How New Developments in Low-Volume Ventilation Solve Big Problems for Commercial Kitchens

By: Eric Von Kaenel, Avtec Product Specialist

For years, culinary industry professionals have looked at commercial kitchen ventilation as a necessary evil. Basically, there had to be an exhaust hood and it had to suck out a lot of air. The more the better was the trend, which created work environments that were thankfully free of smoke and most of the kitchen heat. Of course, in the process of solving those issues, new ones were created.
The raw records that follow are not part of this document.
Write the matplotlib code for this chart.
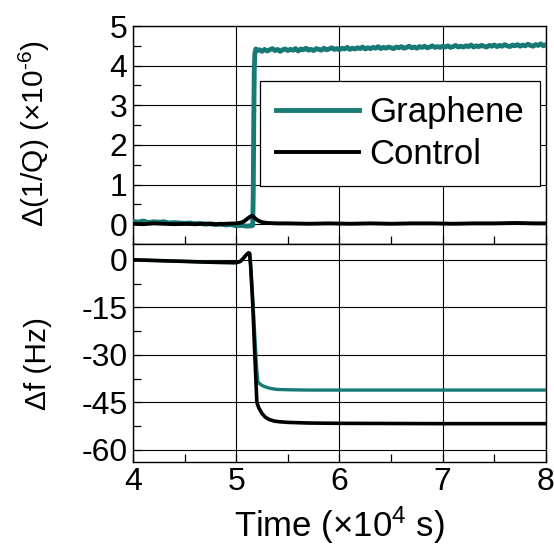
import matplotlib
matplotlib.use("Agg")
import matplotlib.pyplot as plt
import numpy as np
from matplotlib.ticker import MultipleLocator

plt.rcParams['font.family'] = ['Liberation Sans', 'DejaVu Sans']
plt.rcParams['mathtext.fontset'] = 'custom'
plt.rcParams['mathtext.rm'] = 'Liberation Sans'
plt.rcParams['mathtext.it'] = 'Liberation Sans'
plt.rcParams['axes.unicode_minus'] = False

# ---------------- data (time in 1e4 s) ----------------
# Top panel: graphene delta(1/Q) (x1e-6)
g_q_t_pre = [4.00, 4.05, 4.10, 4.15, 4.20, 4.25, 4.30, 4.35, 4.40, 4.45, 4.50, 4.55,
             4.60, 4.65, 4.70, 4.75, 4.80, 4.85, 4.90, 4.95, 5.00, 5.05, 5.10, 5.15,
             5.16, 5.165, 5.17, 5.175, 5.18, 5.19, 5.20]
g_q_v_pre = [0.07, 0.05, 0.08, 0.04, 0.06, 0.05, 0.06, 0.03, 0.04, 0.03, 0.02, 0.03,
             0.01, 0.02, 0.00, 0.01, -0.01, 0.00, -0.02, -0.01, -0.04, -0.03, -0.05, -0.04,
             -0.03, 0.8, 2.6, 3.9, 4.30, 4.42, 4.38]
g_q_t_plat = [5.225, 5.250, 5.275, 5.300, 5.325, 5.350, 5.375, 5.400, 5.425, 5.450,
              5.475, 5.500, 5.525, 5.550, 5.575, 5.600, 5.625, 5.650, 5.675, 5.700,
              5.725, 5.750, 5.775, 5.800, 5.825, 5.850, 5.875, 5.900, 5.925, 5.950,
              5.975, 6.000, 6.025, 6.050, 6.075, 6.100, 6.125, 6.150, 6.175, 6.200,
              6.225, 6.250, 6.275, 6.300, 6.325, 6.350, 6.375, 6.400, 6.425, 6.450,
              6.475, 6.500, 6.525, 6.550, 6.575, 6.600, 6.625, 6.650, 6.675, 6.700,
              6.725, 6.750, 6.775, 6.800, 6.825, 6.850, 6.875, 6.900, 6.925, 6.950,
              6.975, 7.000, 7.025, 7.050, 7.075, 7.100, 7.125, 7.150, 7.175, 7.200,
              7.225, 7.250, 7.275, 7.300, 7.325, 7.350, 7.375, 7.400, 7.425, 7.450,
              7.475, 7.500, 7.525, 7.550, 7.575, 7.600, 7.625, 7.650, 7.675, 7.700,
              7.725, 7.750, 7.775, 7.800, 7.825, 7.850, 7.875, 7.900, 7.925, 7.950,
              7.975, 8.000]
g_q_v_plat = [4.40, 4.36, 4.41, 4.37, 4.40, 4.43, 4.38, 4.41, 4.36, 4.40,
              4.42, 4.38, 4.41, 4.39, 4.43, 4.37, 4.42, 4.40, 4.44, 4.39,
              4.41, 4.38, 4.43, 4.41, 4.39, 4.44, 4.40, 4.42, 4.45, 4.41,
              4.43, 4.40, 4.44, 4.42, 4.46, 4.41, 4.44, 4.42, 4.45, 4.43,
              4.47, 4.42, 4.45, 4.43, 4.46, 4.44, 4.48, 4.43, 4.46, 4.44,
              4.47, 4.45, 4.43, 4.47, 4.45, 4.48, 4.44, 4.46, 4.49, 4.45,
              4.47, 4.44, 4.48, 4.46, 4.49, 4.45, 4.47, 4.50, 4.46, 4.48,
              4.46, 4.49, 4.47, 4.50, 4.46, 4.48, 4.51, 4.47, 4.49, 4.47,
              4.50, 4.48, 4.52, 4.47, 4.50, 4.48, 4.51, 4.49, 4.47, 4.51,
              4.49, 4.52, 4.48, 4.51, 4.49, 4.53, 4.50, 4.48, 4.52, 4.50,
              4.53, 4.49, 4.52, 4.50, 4.54, 4.51, 4.49, 4.53, 4.51, 4.55,
              4.50, 4.53]

# Top panel: control delta(1/Q) (x1e-6)
c_q_t = [4.00, 4.10, 4.20, 4.30, 4.40, 4.50, 4.60, 4.70, 4.80, 4.90, 5.00, 5.05,
         5.08, 5.11, 5.13, 5.15, 5.17, 5.19, 5.22, 5.25, 5.30, 5.40, 5.50, 5.70,
         5.90, 6.10, 6.30, 6.50, 6.70, 6.90, 7.10, 7.30, 7.50, 7.70, 7.90, 8.00]
c_q_v = [0.01, 0.00, 0.02, 0.01, 0.00, 0.01, 0.00, 0.01, 0.00, 0.01, 0.02, 0.04,
         0.08, 0.14, 0.18, 0.21, 0.18, 0.13, 0.08, 0.05, 0.03, 0.02, 0.02, 0.01,
         0.02, 0.01, 0.02, 0.01, 0.02, 0.02, 0.01, 0.02, 0.02, 0.03, 0.02, 0.02]

# Bottom panel: delta f (Hz)
g_f_t = [4.00, 4.20, 4.40, 4.60, 4.80, 5.00, 5.04, 5.07, 5.10, 5.12, 5.13, 5.14,
         5.16, 5.18, 5.20, 5.21, 5.23, 5.26, 5.30, 5.35, 5.40, 5.50, 5.70, 6.00,
         7.00, 8.00]
g_f_v = [0.0, -0.2, -0.4, -0.6, -0.8, -0.9, -0.5, 0.5, 1.7, 2.2, 2.0, -2.0,
         -12.0, -24.0, -35.0, -38.5, -39.2, -39.8, -40.3, -40.7, -40.9, -41.0, -41.1, -41.1,
         -41.1, -41.1]
c_f_t = [4.00, 4.20, 4.40, 4.60, 4.80, 5.00, 5.04, 5.07, 5.10, 5.12, 5.13, 5.14,
         5.16, 5.18, 5.20, 5.22, 5.25, 5.28, 5.32, 5.37, 5.42, 5.50, 5.70, 6.00,
         7.00, 8.00]
c_f_v = [0.0, -0.2, -0.4, -0.6, -0.8, -0.9, -0.5, 0.5, 1.7, 2.2, 2.0, -2.0,
         -14.0, -30.0, -45.0, -46.8, -48.5, -49.6, -50.4, -50.9, -51.1, -51.3, -51.5, -51.6,
         -51.7, -51.7]

teal = '#177a75'

fig = plt.figure(figsize=(5.54, 5.51), dpi=100)
axL = 0.240
axW = 0.7455
ax1 = fig.add_axes([axL, 0.5572, axW, 0.3956])
ax2 = fig.add_axes([axL, 0.1621, axW, 0.3951], sharex=ax1)

fs_tick = 23
fs_ylab = 21.5
fs_xlab = 25
fs_leg = 25

ax1.plot(g_q_t_pre + g_q_t_plat, g_q_v_pre + g_q_v_plat, color=teal, lw=3.5, label='Graphene', zorder=3)
ax1.plot(c_q_t, c_q_v, color='black', lw=2.8, label='Control', zorder=4)
ax2.plot(g_f_t, g_f_v, color=teal, lw=2.4, zorder=3)
ax2.plot(c_f_t, c_f_v, color='black', lw=2.6, zorder=4)

ax1.set_xlim(4, 8)
ax1.set_ylim(-0.5, 5)
ax2.set_ylim(-63.7, 5)

ax1.yaxis.set_major_locator(MultipleLocator(1))
ax1.yaxis.set_minor_locator(MultipleLocator(0.5))
ax2.yaxis.set_major_locator(MultipleLocator(15))
ax2.yaxis.set_minor_locator(MultipleLocator(7.5))
ax2.xaxis.set_major_locator(MultipleLocator(1))
ax2.xaxis.set_minor_locator(MultipleLocator(0.5))

for ax in (ax1, ax2):
    ax.grid(True, which='major', color='black', lw=0.8)
    ax.tick_params(which='both', direction='in', labelsize=fs_tick, width=0.9)
    ax.tick_params(which='major', length=6, pad=4)
    ax.tick_params(which='minor', length=6)
    for s in ax.spines.values():
        s.set_linewidth(1.0)
        s.set_color('black')
ax1.tick_params(labelbottom=False)

ax1.set_ylabel('\u0394(1/Q) (\u00d710$^{\u20106}$)', fontsize=fs_ylab)
ax2.set_ylabel('\u0394f (Hz)', fontsize=fs_ylab)
ax2.set_xlabel('Time (\u00d710$^{4}$ s)', fontsize=fs_xlab, labelpad=5)
ax1.yaxis.set_label_coords(-0.196, 0.507)
ax2.yaxis.set_label_coords(-0.196, 0.449)

leg = ax1.legend(loc='upper right', bbox_to_anchor=(0.985, 0.75), fontsize=fs_leg,
                 frameon=True, fancybox=False, edgecolor='black', framealpha=1,
                 handlelength=2.4, handletextpad=0.3, labelspacing=0.25,
                 borderpad=0.45, borderaxespad=0.0)
leg.get_frame().set_linewidth(0.9)

fig.savefig('out.png', dpi=100)
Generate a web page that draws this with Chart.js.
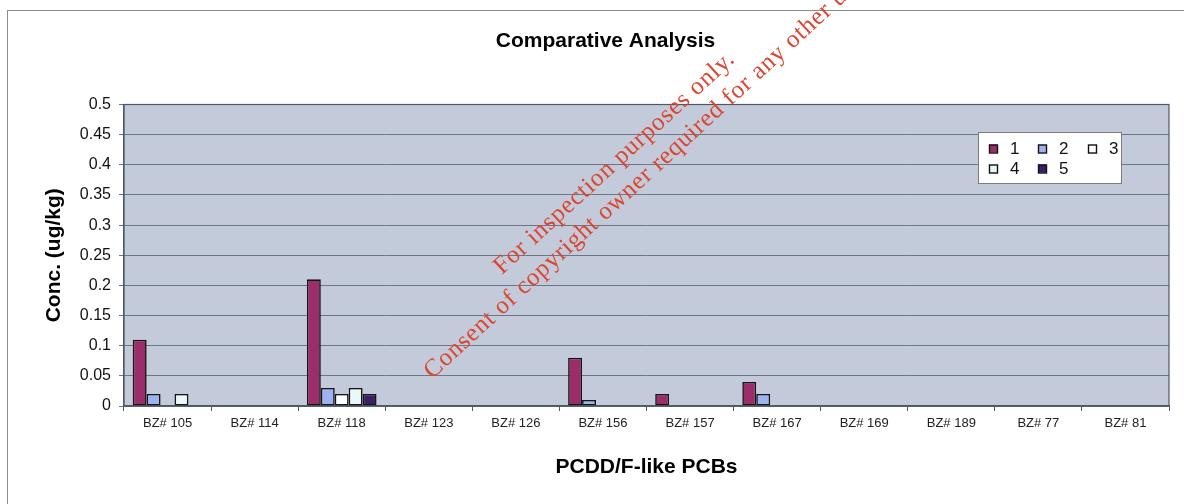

All of those exhaust hoods were terribly loud, and they were pulling large amounts of perfectly good conditioned air from the space and rushing it to the parking lot! So unfortunately, in many cases, poor air balance and the expensive waste of quality air were the results of high-volume ventilation. In today’s world of energy-saving and green design, this was an area of commercial kitchen design that needed to be addressed.

Earlier attempts by national commercial exhaust hood manufacturers to alleviate the problem were somewhat successful in reducing the actual amount of air required to exhaust the kitchen equipment. This was accomplished by sizing the CFM requirements based on the equipment beneath the hood. However, it wasn’t until fairly recently that real measures were taken to lower air requirements through commercial kitchen hood design and control.

We are now in an age where companies can truly reduce the amount of air required to be exhausted and save energy that was previously wasted. One of them, Avtec, designs and manufactures a variety of ventilation hoods that can reduce the amount of exhaust air required by 30, 40 or even 50 percent depending on the specific equipment under the hood. This results in significant savings not only by minimizing the amount of expensive conditioned air (heated or cooled) exhausted from the kitchen, but also by allowing the initial kitchen design to use smaller HVAC units, since they do not have to be designed to replace as much exhausted air.

Recently, these advancements have been further enhanced by the arrival of several innovative hood control systems that actually raise and lower the fan speed and capacity based on when or how much cooking is being conducted. This capability minimizes air removal when the hood is on, but no food is being cooked, and also allows for a truly energy-saving piece of equipment, since the hood only operates at its highest draw when needed.

Don’t take commercial kitchen ventilation for granted. There are many ways to save money and energy by taming this formerly energy-gobbling beast.